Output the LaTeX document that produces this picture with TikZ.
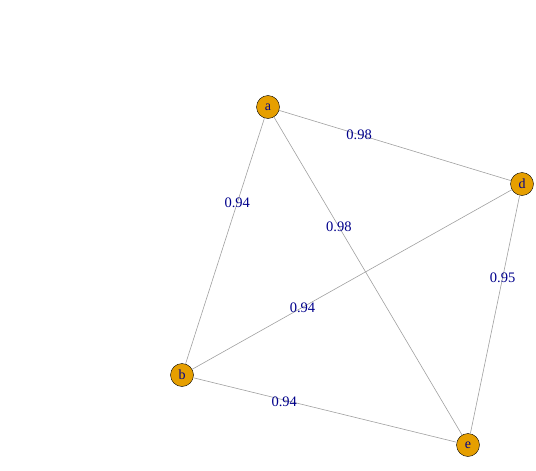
\documentclass[tikz,border=0pt]{standalone}
\usepackage{fontspec}
\setmainfont{Liberation Serif}
\usepackage{tikz}

\definecolor{vfill}{HTML}{E69F00}
\definecolor{lblue}{HTML}{00008B}
\definecolor{egray}{HTML}{A0A0A0}

\begin{document}
\begin{tikzpicture}[x=1pt,y=-1pt,
  vertex/.style={circle,draw=black,fill=vfill,minimum size=23pt,inner sep=0pt,text=lblue,font=\fontsize{14}{14}\selectfont},
  edge/.style={draw=egray,line width=0.6pt},
  weight/.style={pos=0.345,text=lblue,inner sep=0pt,font=\fontsize{14.5}{14.5}\selectfont}]
\useasboundingbox (0,0) rectangle (536,471);

% vertices:
\path (268,107) node[vertex] (a) {a};
\path (522,184) node[vertex] (d) {d};
\path (182,375) node[vertex] (b) {b};
\path (468,445) node[vertex] (e) {e};

% edges with weights:
\draw[edge] (a) -- node[weight] {0.98} (d);
\draw[edge] (a) -- node[weight] {0.94} (b);
\draw[edge] (a) -- node[weight] {0.98} (e);
\draw[edge] (b) -- node[weight] {0.94} (d);
\draw[edge] (d) -- node[weight] {0.95} (e);
\draw[edge] (b) -- node[weight,yshift=-2pt] {0.94} (e);

\end{tikzpicture}
\end{document}
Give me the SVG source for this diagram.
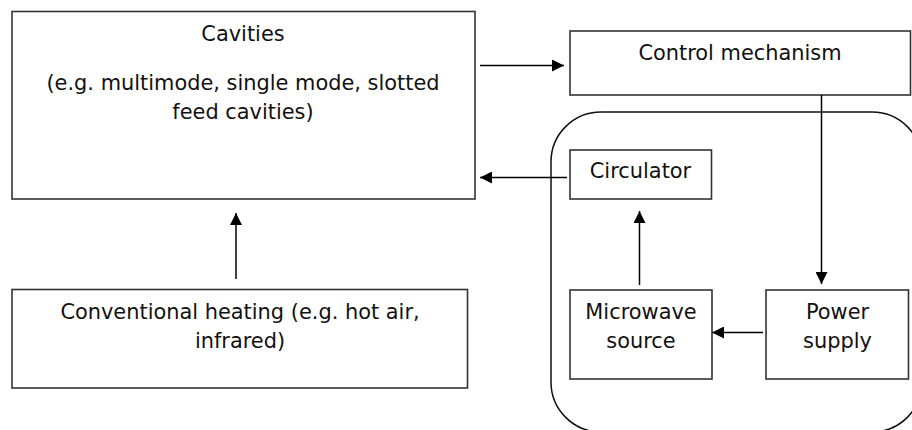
<svg xmlns="http://www.w3.org/2000/svg" width="912" height="430" viewBox="0 0 912 430">
<defs>
<marker id="arr" viewBox="0 0 10 10" refX="10" refY="5" markerWidth="12" markerHeight="12" markerUnits="userSpaceOnUse" orient="auto">
<path d="M0,0 L10,5 L0,10 z" fill="#000"/>
</marker>
<style>
.box{fill:#fff;stroke:#333;stroke-width:1.6}
.cont{fill:none;stroke:#111;stroke-width:1.5}
.t{font-family:"DejaVu Sans",Verdana,sans-serif;font-size:20.9px;fill:#111;text-anchor:middle}
.c{stroke:#000;stroke-width:1.5;fill:none;marker-end:url(#arr)}
</style>
</defs>
<rect width="912" height="430" fill="#fff"/>
<g id="container"><rect class="cont" x="551" y="112" width="371" height="320" rx="50" ry="50"/></g>
<g id="cavities">
<rect class="box" x="12" y="11.5" width="463" height="187.5"/>
<text class="t" x="243" y="41">Cavities</text>
<text class="t" x="243" y="90">(e.g. multimode, single mode, slotted</text>
<text class="t" x="243" y="119">feed cavities)</text>
</g>
<g id="control">
<rect class="box" x="570" y="31" width="340.5" height="64"/>
<text class="t" x="740" y="60">Control mechanism</text>
</g>
<g id="circulator">
<rect class="box" x="570" y="150" width="141.5" height="49"/>
<text class="t" x="640.5" y="178">Circulator</text>
</g>
<g id="microwave">
<rect class="box" x="570" y="290" width="142" height="89"/>
<text class="t" x="641" y="319">Microwave</text>
<text class="t" x="641" y="348">source</text>
</g>
<g id="power">
<rect class="box" x="766" y="290" width="142.5" height="89"/>
<text class="t" x="837.5" y="319">Power</text>
<text class="t" x="837.5" y="348">supply</text>
</g>
<g id="conventional">
<rect class="box" x="12" y="289.5" width="455.5" height="98.5"/>
<text class="t" x="240" y="319">Conventional heating (e.g. hot air,</text>
<text class="t" x="240" y="348">infrared)</text>
</g>
<g id="connectors">
<line class="c" x1="480" y1="65.5" x2="564" y2="65.5"/>
<line class="c" x1="567" y1="177.5" x2="480" y2="177.5"/>
<line class="c" x1="821.5" y1="95" x2="821.5" y2="284"/>
<line class="c" x1="763" y1="332.5" x2="712" y2="332.5"/>
<line class="c" x1="639.5" y1="285" x2="639.5" y2="211"/>
<line class="c" x1="236" y1="279" x2="236" y2="213"/>
</g>
</svg>
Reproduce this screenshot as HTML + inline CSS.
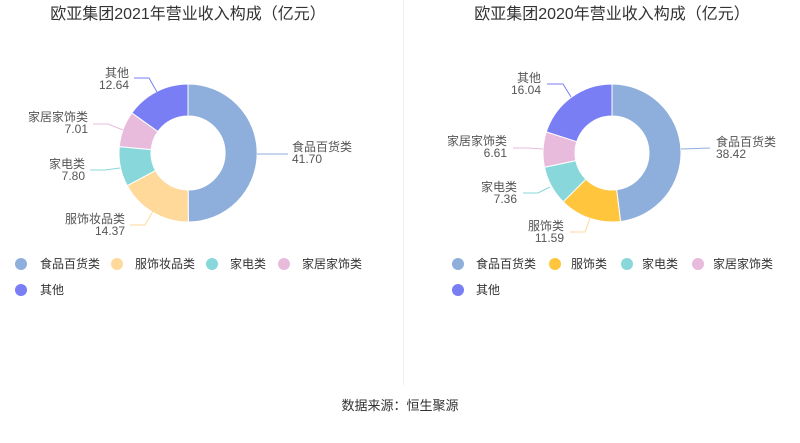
<!DOCTYPE html>
<html><head><meta charset="utf-8"><style>
body{margin:0;background:#fff;}
svg text{font-family:"Liberation Sans","Noto Sans CJK SC",sans-serif;}
</style></head><body>
<svg id="s" width="800" height="438" xmlns="http://www.w3.org/2000/svg">
<line x1="403.5" y1="0" x2="403.5" y2="385" stroke="#eeeeee"/>
<text x="188" y="19" font-size="16" fill="#333" text-anchor="middle">欧亚集团2021年营业收入构成（亿元）</text>
<text x="612" y="19" font-size="16" fill="#333" text-anchor="middle">欧亚集团2020年营业收入构成（亿元）</text>
<g id="arcs"></g>
<g fill="none" stroke-width="1">
<polyline points="257,154 288,154" stroke="#8eaedb"/>
<polyline points="153,211 145,225 130,225" stroke="#ffd99a"/>
<polyline points="120,168 105,170 90,170" stroke="#88d8db"/>
<polyline points="123,130 108,124 93,124" stroke="#e8bbdc"/>
<polyline points="157,92 149,78 134,78" stroke="#7a7ef5"/>
<polyline points="681,149 710,148" stroke="#8eaedb"/>
<polyline points="590,218 585,232 570,232" stroke="#ffd99a"/>
<polyline points="550,187 538,193 523,193" stroke="#88d8db"/>
<polyline points="543,149 528,148 513,148" stroke="#e8bbdc"/>
<polyline points="571,97 563,84 547,84" stroke="#7a7ef5"/>
</g>
<g font-size="12" fill="#555">
<text x="292" y="151">食品百货类</text><text x="292" y="163">41.70</text>
<text x="125" y="223" text-anchor="end">服饰妆品类</text><text x="125" y="235" text-anchor="end">14.37</text>
<text x="85" y="168" text-anchor="end">家电类</text><text x="85" y="180" text-anchor="end">7.80</text>
<text x="88" y="121" text-anchor="end">家居家饰类</text><text x="88" y="133" text-anchor="end">7.01</text>
<text x="129" y="77" text-anchor="end">其他</text><text x="129" y="89" text-anchor="end">12.64</text>
<text x="716" y="146">食品百货类</text><text x="716" y="158">38.42</text>
<text x="564" y="230" text-anchor="end">服饰类</text><text x="564" y="242" text-anchor="end">11.59</text>
<text x="517" y="191" text-anchor="end">家电类</text><text x="517" y="203" text-anchor="end">7.36</text>
<text x="507" y="145" text-anchor="end">家居家饰类</text><text x="507" y="157" text-anchor="end">6.61</text>
<text x="541" y="82" text-anchor="end">其他</text><text x="541" y="94" text-anchor="end">16.04</text>
</g>
<g font-size="12" fill="#333">
<circle cx="21" cy="264" r="6" fill="#8eaedb"/><text x="40" y="268">食品百货类</text>
<circle cx="117" cy="264" r="6" fill="#ffd99a"/><text x="135" y="268">服饰妆品类</text>
<circle cx="212" cy="264" r="6" fill="#88d8db"/><text x="230" y="268">家电类</text>
<circle cx="284" cy="264" r="6" fill="#e8bbdc"/><text x="302" y="268">家居家饰类</text>
<circle cx="21" cy="290" r="6" fill="#7a7ef5"/><text x="40" y="294">其他</text>
<circle cx="458" cy="264" r="6" fill="#8eaedb"/><text x="476" y="268">食品百货类</text>
<circle cx="555" cy="264" r="6" fill="#ffc53d"/><text x="571" y="268">服饰类</text>
<circle cx="627" cy="264" r="6" fill="#88d8db"/><text x="642" y="268">家电类</text>
<circle cx="698" cy="264" r="6" fill="#e8bbdc"/><text x="713" y="268">家居家饰类</text>
<circle cx="458" cy="290" r="6" fill="#7a7ef5"/><text x="476" y="294">其他</text>
</g>
<text x="400" y="410" font-size="13" fill="#333" text-anchor="middle">数据来源：恒生聚源</text>
</svg>
<script>
function donut(cx,cy,vals,cols){
 var g=document.getElementById('arcs'),t=vals.reduce((a,b)=>a+b,0),a=0,R=69,r=37,h='';
 vals.forEach(function(v,i){
  var a2=a+v/t*2*Math.PI,l=(a2-a)>Math.PI?1:0;
  function p(rr,an){return [cx+rr*Math.sin(an),cy-rr*Math.cos(an)].map(x=>x.toFixed(2)).join(',');}
  h+='<path d="M'+p(R,a)+'A'+R+','+R+' 0 '+l+' 1 '+p(R,a2)+'L'+p(r,a2)+'A'+r+','+r+' 0 '+l+' 0 '+p(r,a)+'Z" fill="'+cols[i]+'" stroke="#fff" stroke-width="1"/>';
  a=a2;});
 g.insertAdjacentHTML('beforeend',h);
}
donut(188,153,[41.70,14.37,7.80,7.01,12.64],['#8eaedb','#ffd99a','#88d8db','#e8bbdc','#7a7ef5']);
donut(612,153,[38.42,11.59,7.36,6.61,16.04],['#8eaedb','#ffc53d','#88d8db','#e8bbdc','#7a7ef5']);
</script>
</body></html>
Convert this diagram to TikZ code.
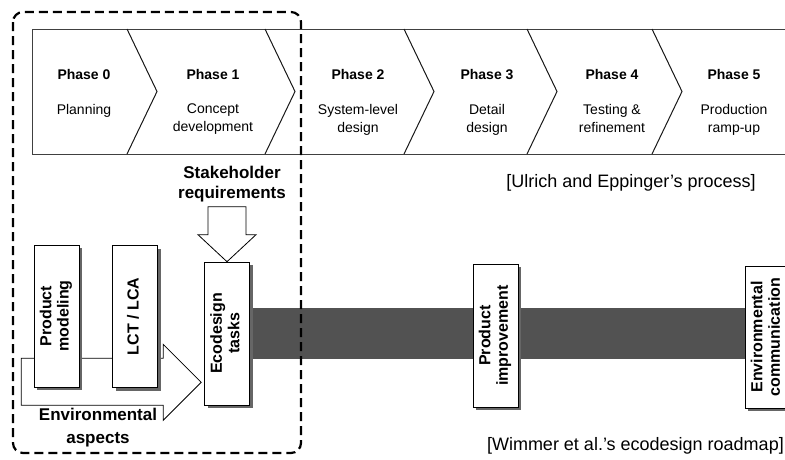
\documentclass[tikz,border=0pt]{standalone}
\usepackage{fontspec}
\setmainfont{Liberation Sans}
\usepackage{graphicx}
\usetikzlibrary{calc, shadows, backgrounds}
\newcommand{\vlabel}[1]{\rotatebox{90}{\begin{tabular}{@{}c@{}}#1\end{tabular}}}
\tikzset{
  phasetitle/.style = {font=\fontsize{14}{18}\selectfont\bfseries,
                       anchor=north, inner sep=0pt},
  phasedesc/.style  = {font=\fontsize{14}{18}\selectfont,
                       anchor=north, inner sep=0pt, align=center},
  bandline/.style   = {line width=0.8pt, black!75},      % frame of the phase band
  chev/.style       = {line width=1pt, black!90},
  taskbox/.style    = {draw, fill=white, line width=0.6pt, inner sep=0pt,
                       minimum width=45pt, minimum height=142pt,
                       font=\fontsize{16}{17.5}\selectfont\bfseries,
                       general shadow={fill=black!60, shadow xshift=3pt,
                                       shadow yshift=-3pt}},
  blockarrow/.style = {draw, fill=white, line width=0.8pt, line join=miter},
  roadmap/.style    = {line width=51pt, black!68},        % dark road
  grouping/.style   = {line width=2.2pt, dash pattern=on 9pt off 5pt,
                       rounded corners=10pt},
  boldlabel/.style  = {font=\fontsize{17}{19.5}\selectfont\bfseries,
                       align=center, inner sep=0pt},
  source/.style     = {font=\fontsize{18}{22}\selectfont,
                       anchor=east, inner sep=0pt}
}

\begin{document}
\begin{tikzpicture}[x=1pt, y=-1pt]
  \useasboundingbox (0,0) rectangle (785,459);
  \clip (0,0) rectangle (785,459);

  % Ulrich and Eppinger phases
  \draw[bandline] (785,29) -- (32,29) -- (32,154) -- (785,154);
  \foreach \cx in {127,265,404,527,652}
    \draw[chev] (\cx,29) -- (\cx+30,91.5) -- (\cx,154);
  \foreach \i/\cx/\what in {0/84/Planning, 1/213/{Concept\\development},
      2/358/{System-level\\design}, 3/487/{Detail\\design},
      4/612/{Testing \&\\refinement}, 5/734/{Production\\ramp-up}} {
    \node[phasetitle] (ph\i) at (\cx,69) {Phase \i};
    \node[phasedesc] (desc\i) at (\cx,104) {\what};
  }
  \node[source] (ulrich) at (756,183) {[Ulrich and Eppinger's process]};

  % ecodesign roadmap
  \node[taskbox] (pm) at (56.5,316) {\vlabel{Product\\modeling}};
  \node[taskbox] (lca) at (135,316.5) {\vlabel{LCT / LCA}};
  \node[taskbox, minimum height=143pt] (eco) at (227,333.5) {\vlabel{Ecodesign\\tasks}};
  \node[taskbox, minimum height=143pt] (pi) at (495.5,335.5) {\vlabel{Product\\improvement}};
  \node[taskbox] (envc) at (767.5,337) {\vlabel{Environmental\\communication}};

  \node[boldlabel] (stake) at (232,184) {Stakeholder\\requirements};
  \draw[blockarrow] (eco.north) -- ++(-29,-27) -- ++(10,0) -- ++(0,-28)
    -- ++(38,0) -- ++(0,28) -- ++(10,0) -- cycle;

  \begin{pgfonlayer}{background}
    \draw[roadmap] (eco.center) -- (eco.center -| envc.center);
    \coordinate (envtip) at ($(eco.south west)+(-3,-23)$);
    \draw[blockarrow] (envtip) -- ++(-38,-38) -- ++(0,14) -- ++(-142,0)
      -- ++(0,47) -- ++(142,0) -- ++(0,15) -- cycle;
  \end{pgfonlayer}
  \node[boldlabel, font=\fontsize{17}{23}\selectfont\bfseries] (envasp)
    at (98,428) {Environmental\\aspects};

  \node[source] (wimmer) at (784,446) {[Wimmer et al.'s ecodesign roadmap]};

  % phase 0 and 1 grouped with the early ecodesign steps
  \draw[grouping] (13,12) rectangle (301,453);
\end{tikzpicture}
\end{document}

┄┄┄┄┄┄┄┄┄┄┄┄┄┄┄┄┄┄┄┄

§ **Written problem**: Return only the lines from the start of the data through the line that contains "(0,0) rectangle (536,471);", please, copying them exactly and omitting all pictures.

§ **Problem solution**:
Output the LaTeX document that produces this picture with TikZ.
\documentclass[tikz,border=0pt]{standalone}
\usepackage{fontspec}
\setmainfont{Liberation Serif}
\usepackage{tikz}

\definecolor{vfill}{HTML}{E69F00}
\definecolor{lblue}{HTML}{00008B}
\definecolor{egray}{HTML}{A0A0A0}

\begin{document}
\begin{tikzpicture}[x=1pt,y=-1pt,
  vertex/.style={circle,draw=black,fill=vfill,minimum size=23pt,inner sep=0pt,text=lblue,font=\fontsize{14}{14}\selectfont},
  edge/.style={draw=egray,line width=0.6pt},
  weight/.style={pos=0.345,text=lblue,inner sep=0pt,font=\fontsize{14.5}{14.5}\selectfont}]
\useasboundingbox (0,0) rectangle (536,471);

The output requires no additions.